2026/01/05
Room-temperature laser crystallization of oxygen vacancy-engineered zirconia for additive manufacturing
Benavides-Guerrero, J.A.; Gerlein, L.F.; Angel-Ospina, A.C.; Fourmont, P.; Bhattacharya, A.; Zirakjou, A.; Vaussenot, F.; Ross, C.A.; Cloutier, S.G. (2025). Room-temperature laser crystallization of oxygen vacancy-engineered zirconia for additive manufacturing. Additive Manufacturing, vol. 111, 2025, 104969.

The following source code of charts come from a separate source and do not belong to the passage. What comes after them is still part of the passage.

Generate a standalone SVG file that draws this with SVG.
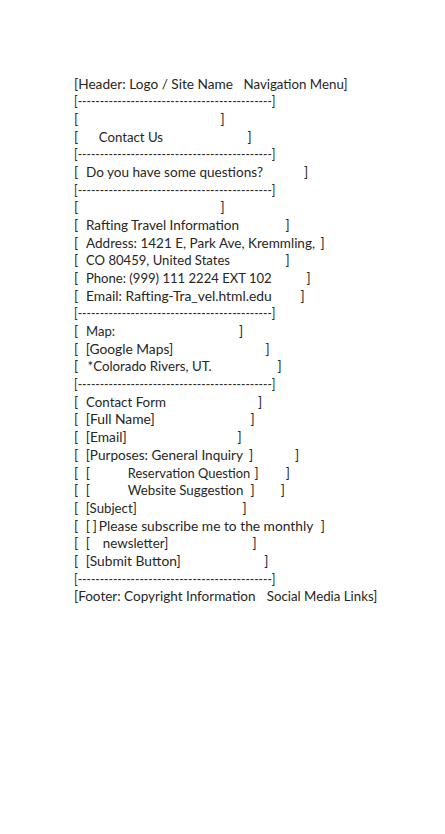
<svg xmlns="http://www.w3.org/2000/svg" width="445" height="834" viewBox="0 0 445 834">
<style>
text{font-family:Lato,"Open Sans","Liberation Sans",sans-serif;font-size:13.5px;fill:#262626;}
</style>
<rect width="445" height="834" fill="#ffffff"/>
<g id="header">
<text x="74" y="88.7" textLength="159" lengthAdjust="spacingAndGlyphs">[Header: Logo / Site Name</text>
<text x="243.5" y="88.7" textLength="104" lengthAdjust="spacingAndGlyphs">Navigation Menu]</text>
</g>
<g id="dividers">
<text x="74" y="106.4" textLength="201.5" lengthAdjust="spacingAndGlyphs">[--------------------------------------------]</text>
<text x="74" y="159.4" textLength="201.5" lengthAdjust="spacingAndGlyphs">[--------------------------------------------]</text>
<text x="74" y="194.7" textLength="201.5" lengthAdjust="spacingAndGlyphs">[--------------------------------------------]</text>
<text x="74" y="318.4" textLength="201.5" lengthAdjust="spacingAndGlyphs">[--------------------------------------------]</text>
<text x="74" y="389.1" textLength="201.5" lengthAdjust="spacingAndGlyphs">[--------------------------------------------]</text>
<text x="74" y="583.5" textLength="201.5" lengthAdjust="spacingAndGlyphs">[--------------------------------------------]</text>
</g>
<g id="title">
<text x="74" y="124.0">[</text><text x="220.5" y="124.0">]</text>
<text x="74" y="141.7">[</text>
<text x="98.8" y="141.7" textLength="64.2" lengthAdjust="spacingAndGlyphs">Contact Us</text>
<text x="247.5" y="141.7">]</text>
</g>
<g id="questions">
<text x="74" y="177.1">[</text>
<text x="86" y="177.1" textLength="177" lengthAdjust="spacingAndGlyphs">Do you have some questions?</text>
<text x="304" y="177.1">]</text>
</g>
<g id="info">
<text x="74" y="212.4">[</text><text x="220.5" y="212.4">]</text>
<text x="74" y="230.1">[</text>
<text x="86" y="230.1" textLength="153" lengthAdjust="spacingAndGlyphs">Rafting Travel Information</text>
<text x="285.5" y="230.1">]</text>
<text x="74" y="247.7">[</text>
<text x="86" y="247.7" textLength="229" lengthAdjust="spacingAndGlyphs">Address: 1421 E, Park Ave, Kremmling,</text>
<text x="320.5" y="247.7">]</text>
<text x="74" y="265.4">[</text>
<text x="86" y="265.4" textLength="144" lengthAdjust="spacingAndGlyphs">CO 80459, United States</text>
<text x="285.5" y="265.4">]</text>
<text x="74" y="283.1">[</text>
<text x="86" y="283.1" textLength="185.7" lengthAdjust="spacingAndGlyphs">Phone: (999) 111 2224 EXT 102</text>
<text x="306.5" y="283.1">]</text>
<text x="74" y="300.7">[</text>
<text x="86" y="300.7" textLength="185.7" lengthAdjust="spacingAndGlyphs">Email: Rafting-Tra_vel.html.edu</text>
<text x="300.5" y="300.7">]</text>
</g>
<g id="map">
<text x="74" y="336.1">[</text>
<text x="86" y="336.1" textLength="29" lengthAdjust="spacingAndGlyphs">Map:</text>
<text x="239" y="336.1">]</text>
<text x="74" y="353.8">[</text>
<text x="85.7" y="353.8" textLength="87.5" lengthAdjust="spacingAndGlyphs">[Google Maps]</text>
<text x="265.5" y="353.8">]</text>
<text x="74" y="371.4">[</text>
<text x="87.5" y="371.4" textLength="124.2" lengthAdjust="spacingAndGlyphs">*Colorado Rivers, UT.</text>
<text x="277.5" y="371.4">]</text>
</g>
<g id="contact-form">
<text x="74" y="406.8">[</text>
<text x="86" y="406.8" textLength="80" lengthAdjust="spacingAndGlyphs">Contact Form</text>
<text x="258" y="406.8">]</text>
<text x="74" y="424.4">[</text>
<text x="85.7" y="424.4" textLength="69" lengthAdjust="spacingAndGlyphs">[Full Name]</text>
<text x="250.5" y="424.4">]</text>
<text x="74" y="442.1">[</text>
<text x="85.7" y="442.1" textLength="41" lengthAdjust="spacingAndGlyphs">[Email]</text>
<text x="237.5" y="442.1">]</text>
<text x="74" y="459.8">[</text>
<text x="85.7" y="459.8" textLength="157.3" lengthAdjust="spacingAndGlyphs">[Purposes: General Inquiry</text>
<text x="249" y="459.8">]</text>
<text x="295" y="459.8">]</text>
<text x="74" y="477.5">[</text>
<text x="85.7" y="477.5">[</text>
<text x="127.8" y="477.5" textLength="122.5" lengthAdjust="spacingAndGlyphs">Reservation Question</text>
<text x="254.5" y="477.5">]</text>
<text x="285.8" y="477.5">]</text>
<text x="74" y="495.1">[</text>
<text x="85.7" y="495.1">[</text>
<text x="127.8" y="495.1" textLength="115.5" lengthAdjust="spacingAndGlyphs">Website Suggestion</text>
<text x="250.5" y="495.1">]</text>
<text x="280.8" y="495.1">]</text>
<text x="74" y="512.8">[</text>
<text x="85.7" y="512.8" textLength="51" lengthAdjust="spacingAndGlyphs">[Subject]</text>
<text x="242.5" y="512.8">]</text>
<text x="74" y="530.5">[</text>
<text x="85.7" y="530.5">[</text>
<text x="92.8" y="530.5">]</text>
<text x="98.8" y="530.5" textLength="214.5" lengthAdjust="spacingAndGlyphs">Please subscribe me to the monthly</text>
<text x="320.8" y="530.5">]</text>
<text x="74" y="548.1">[</text>
<text x="85.7" y="548.1">[</text>
<text x="102.8" y="548.1" textLength="65.5" lengthAdjust="spacingAndGlyphs">newsletter]</text>
<text x="252.5" y="548.1">]</text>
<text x="74" y="565.8">[</text>
<text x="85.7" y="565.8" textLength="95" lengthAdjust="spacingAndGlyphs">[Submit Button]</text>
<text x="264.2" y="565.8">]</text>
</g>
<g id="footer">
<text x="74" y="601.1" textLength="181.5" lengthAdjust="spacingAndGlyphs">[Footer: Copyright Information</text>
<text x="266.8" y="601.1" textLength="110.5" lengthAdjust="spacingAndGlyphs">Social Media Links]</text>
</g>
</svg>
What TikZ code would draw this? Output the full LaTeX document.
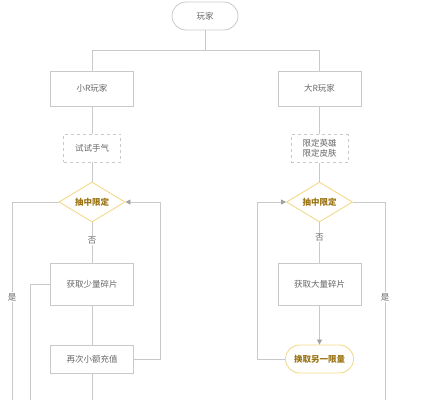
\documentclass[tikz,border=0pt]{standalone}
\usepackage{fontspec}
\newfontfamily\cjk{Noto Sans CJK SC}
\usetikzlibrary{shapes.geometric,arrows.meta}
\definecolor{ln}{HTML}{C9C9C9}
\definecolor{tx}{HTML}{666666}
\definecolor{yb}{HTML}{F3D98A}
\definecolor{yt}{HTML}{9A7414}
\definecolor{ah}{HTML}{A0A0A0}
\begin{document}
\begin{tikzpicture}[x=1pt,y=-1pt,
  every node/.style={font=\cjk\fontsize{8.5}{10}\selectfont, text=tx},
  box/.style={draw=ln, line width=0.8pt, minimum width=83pt, minimum height=35pt, inner sep=0pt},
  dbox/.style={draw=ln, dashed, line width=0.8pt, minimum width=57pt, minimum height=28pt, inner sep=0pt, align=center, font=\cjk\fontsize{8.5}{10}\selectfont},
  pill/.style={draw=ln, rounded corners=14pt, line width=0.8pt, minimum width=66pt, minimum height=28pt, inner sep=0pt},
  ypill/.style={draw=yb, rounded corners=14pt, line width=0.9pt, minimum width=68pt, minimum height=28pt, inner sep=0pt, text=yt, font=\cjk\bfseries\fontsize{8.5}{10}\selectfont},
  dia/.style={draw=yb, diamond, line width=0.9pt, minimum width=66pt, minimum height=40pt, inner sep=0pt, aspect=1.65, text=yt, font=\cjk\bfseries\fontsize{8.5}{10}\selectfont},
  conn/.style={draw=ln, line width=0.8pt},
  arr/.style={conn, -{Triangle[length=5pt,width=5pt,color=ah,fill=ah]}},
  lab/.style={fill=white, inner sep=1pt}]
\useasboundingbox (0,0) rectangle (422,400);
\node[pill] (start) at (205,16) {玩家};
\node[box] (small) at (92,88.5) {小R玩家};
\node[box] (big) at (319.5,88.5) {大R玩家};
\node[dbox] (try) at (92,148) {试试手气};
\node[dbox] (lim) at (319.5,148.5) {限定英雄\\限定皮肤};
\node[dia] (d1) at (92,202) {抽中限定};
\node[dia] (d2) at (319.5,202) {抽中限定};
\node[box, minimum height=42pt] (few) at (92,284) {获取少量碎片};
\node[box, minimum height=42pt] (many) at (319.5,284) {获取大量碎片};
\node[box, minimum height=28pt] (again) at (92,359) {再次小额充值};
\node[ypill] (swap) at (319.5,359) {换取另一限量};
\coordinate (b1) at (12,400);
\coordinate (b2) at (30,400);
\coordinate (b3) at (92,400);
\coordinate (b4) at (385,400);
% top split
\draw[conn] (start.south) -- (205,50) -| (small.north);
\draw[conn] (205,50) -| (big.north);
\draw[conn] (small) -- (try);
\draw[conn] (big) -- (lim);
\draw[conn] (try) -- (d1);
\draw[conn] (lim) -- (d2);
% left branch
\draw[conn] (d1.south) -- node[lab,pos=0.45] {否} (few.north);
\draw[conn] (few) -- (again);
\draw[arr] (again.east) -- (160,359) |- (d1.east);
\draw[conn] (d1.west) -| node[lab,pos=0.74] {是} (b1);
\draw[conn] (few.west) -| (b2);
\draw[conn] (again.south) -- (b3);
% right branch
\draw[conn] (d2.south) -- node[lab,pos=0.38] {否} (many.north);
\draw[arr] (many.south) -- (swap.north);
\draw[arr] (swap.west) -- (257,359) |- (d2.west);
\draw[conn] (d2.east) -| node[lab,pos=0.74] {是} (b4);
\end{tikzpicture}
\end{document}
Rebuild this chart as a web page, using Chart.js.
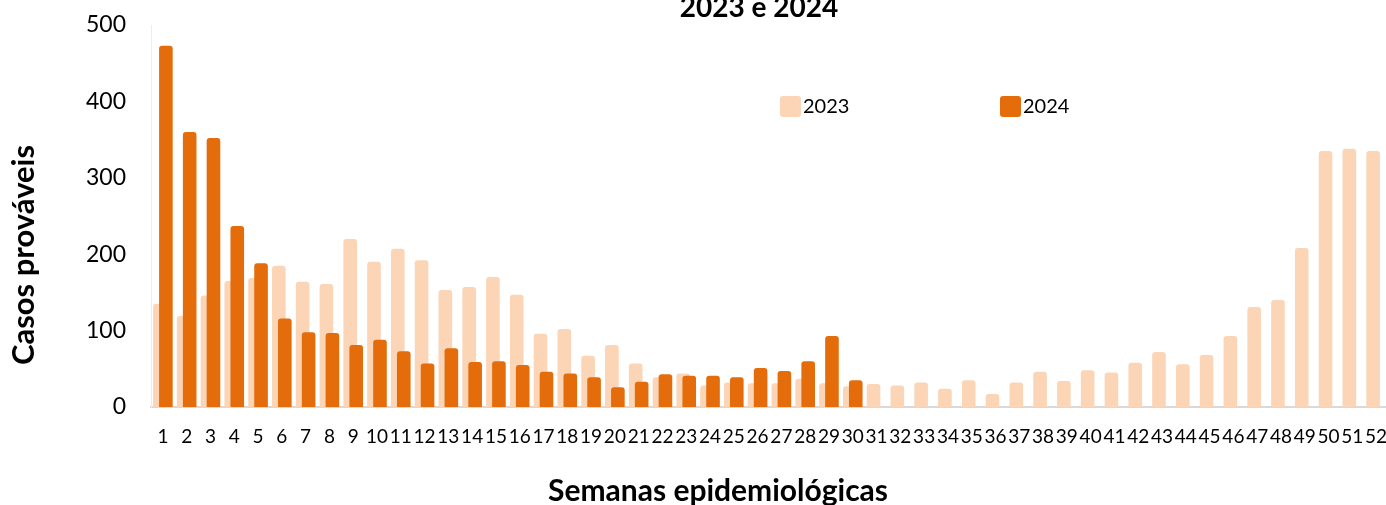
<!DOCTYPE html>
<html lang="pt-BR">
<head>
<meta charset="utf-8">
<title>Casos prováveis 2023 e 2024</title>
<script src="https://cdn.jsdelivr.net/npm/chart.js@4.4.1/dist/chart.umd.min.js"></script>
<style>
    html, body { margin: 0; padding: 0; background: #fff; overflow: hidden; }
    #caixa { position: relative; width: 1388px; height: 505px; }
</style>
</head>
<body>
<div id="caixa"><canvas id="graficoCasos" width="1388" height="505"></canvas></div>
<script>
// dados
const semanas = Array.from({ length: 52 }, (_, i) => String(i + 1));
const casos2023 = [135, 119, 146, 165, 169, 185, 164, 161, 220, 190, 207, 192, 153, 157, 170, 147,
    96, 102, 67, 81, 57, 39, 44, 28, 32, 31, 31, 37, 31, 27, 30, 28, 32, 24, 35, 17, 32, 46, 34, 48,
    45, 58, 72, 56, 68, 93, 131, 140, 208, 335, 338, 335];
const casos2024 = [473, 360, 352, 237, 188, 116, 98, 97, 81, 88, 73, 57, 77, 59, 60, 55,
    46, 44, 39, 26, 33, 43, 41, 41, 39, 51, 47, 60, 93, 35];
const ticksY = [0, 100, 200, 300, 400, 500];

const corClara = '#FBD5B5';
const corEscura = '#E46C0A';
const fonte = 'Lato, "Open Sans", sans-serif';

// 2023 fica atras de 2024 (chart.js desenha o primeiro dataset por cima)
const ordemDesenho = {
    id: 'ordemDesenho',
    beforeDatasetsDraw(chart) {
        chart.getDatasetMeta(0).controller.draw();
    },
    beforeDatasetDraw(chart, args) {
        if (args.index === 0) return false;
    }
};

// titulos e legenda desenhados por cima (posicoes como no original)
const textosExtras = {
    id: 'textosExtras',
    afterDraw(chart) {
        const ctx = chart.ctx;
        ctx.save();
        ctx.fillStyle = '#000';
        ctx.textBaseline = 'alphabetic';
        ctx.textAlign = 'center';

        // titulo cortado no topo
        ctx.font = `bold 28px ${fonte}`;
        ctx.fillText('2023 e 2024', 759, 17);

        // eixo x
        ctx.font = `bold 30px ${fonte}`;
        ctx.fillText('Semanas epidemiológicas', 718, 501);

        // eixo y
        ctx.save();
        ctx.translate(34, 255);
        ctx.rotate(-Math.PI / 2);
        ctx.font = `bold 31px ${fonte}`;
        ctx.fillText('Casos prováveis', 0, 0);
        ctx.restore();

        // legenda
        const posLegenda = [780, 1000];
        ctx.font = `20px ${fonte}`;
        ctx.textAlign = 'left';
        ctx.textBaseline = 'middle';
        chart.data.datasets.forEach((ds, i) => {
            const x = posLegenda[i];
            ctx.fillStyle = ds.backgroundColor;
            ctx.beginPath();
            ctx.roundRect(x, 96, 21, 21, 3);
            ctx.fill();
            ctx.fillStyle = '#000';
            ctx.fillText(ds.label, x + 23, 107);
        });
        ctx.restore();
    }
};

const contexto = document.getElementById('graficoCasos').getContext('2d');
new Chart(contexto, {
    type: 'bar',
    data: {
        labels: semanas,
        datasets: [
            {
                label: '2023',
                data: casos2023,
                backgroundColor: corClara,
                borderRadius: 3,
                categoryPercentage: 0.504,
                barPercentage: 2.27
            },
            {
                label: '2024',
                data: casos2024,
                backgroundColor: corEscura,
                borderRadius: 3,
                categoryPercentage: 0.504,
                barPercentage: 2.27
            }
        ]
    },
    options: {
        responsive: false,
        animation: false,
        layout: { padding: { top: 25, right: 0, bottom: 0, left: 0 } },
        plugins: {
            legend: { display: false },
            tooltip: { enabled: false },
            title: { display: false }
        },
        scales: {
            x: {
                z: 1,
                grid: { display: false, drawTicks: false },
                border: { display: true, color: '#D9D9D9', width: 2 },
                ticks: {
                    color: '#000',
                    font: { family: fonte, size: 19 },
                    autoSkip: false,
                    maxRotation: 0,
                    padding: 18
                },
                afterFit(scale) {
                    scale.height = 98;
                    scale.paddingLeft = 0;
                    scale.paddingRight = 0;
                }
            },
            y: {
                min: 0,
                max: 500,
                grid: { display: false, drawTicks: false },
                border: { display: true, color: '#EDEDED', width: 1 },
                afterBuildTicks(scale) { scale.ticks = ticksY.map(v => ({ value: v })); },
                ticks: {
                    color: '#000',
                    font: { family: fonte, size: 23 },
                    padding: 25
                },
                afterFit(scale) {
                    scale.width = 151;
                    scale.paddingTop = 0;
                    scale.paddingBottom = 0;
                }
            }
        }
    },
    plugins: [ordemDesenho, textosExtras]
});
</script>
</body>
</html>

We demonstrate how strategically engineered oxygen vacancies enable room-temperature laser crystallization of zirconia (ZrO₂) in ambient air. Our sol-gel chelation synthesis creates amorphous ZrO₂ nanoparticles with a high concentration of oxygen vacancies that fundamentally alter the material’s energy landscape. These defects create sub-bandgap states that facilitate visible light absorption and dramatically reduce the energy barrier for crystallization. Under low-energy laser irradiation (405–532 nm), oxygen vacancies mediate a rapid phase transformation mechanism where atmospheric oxygen interacts with vacancy sites, triggering ionic rearrangement and crystallization without conventional high-temperature processing. For comparison purposes, this study also explores the thermal crystallization of black zirconia in an oxidative atmosphere, a process typically performed under vacuum or inert conditions. Through comprehensive characterization (FTIR, EPR, XPS, XRD, Raman), we establish that vacancy-mediated crystallization produces monoclinic ZrO₂ with preserved defect structures, yielding a distinctive black phase with 25.6 % oxygen vacancy concentration, significantly higher than thermally processed counterparts (9.2 %). This vacancy-enabled crystallization circumvents the need for extreme temperatures (>1170°C) typically required for ZrO₂ processing, making it compatible with additive manufacturing. Using a modified 3D printer with a 405 nm laser, we demonstrate patterned crystallization of complex architectures, opening new possibilities for fabricating advanced ZrO₂-based devices for photocatalysis, fuel cells, and energy applications. This work provides fundamental insights into defect-mediated phase transformations and establishes a new paradigm for room-temperature ceramic processing.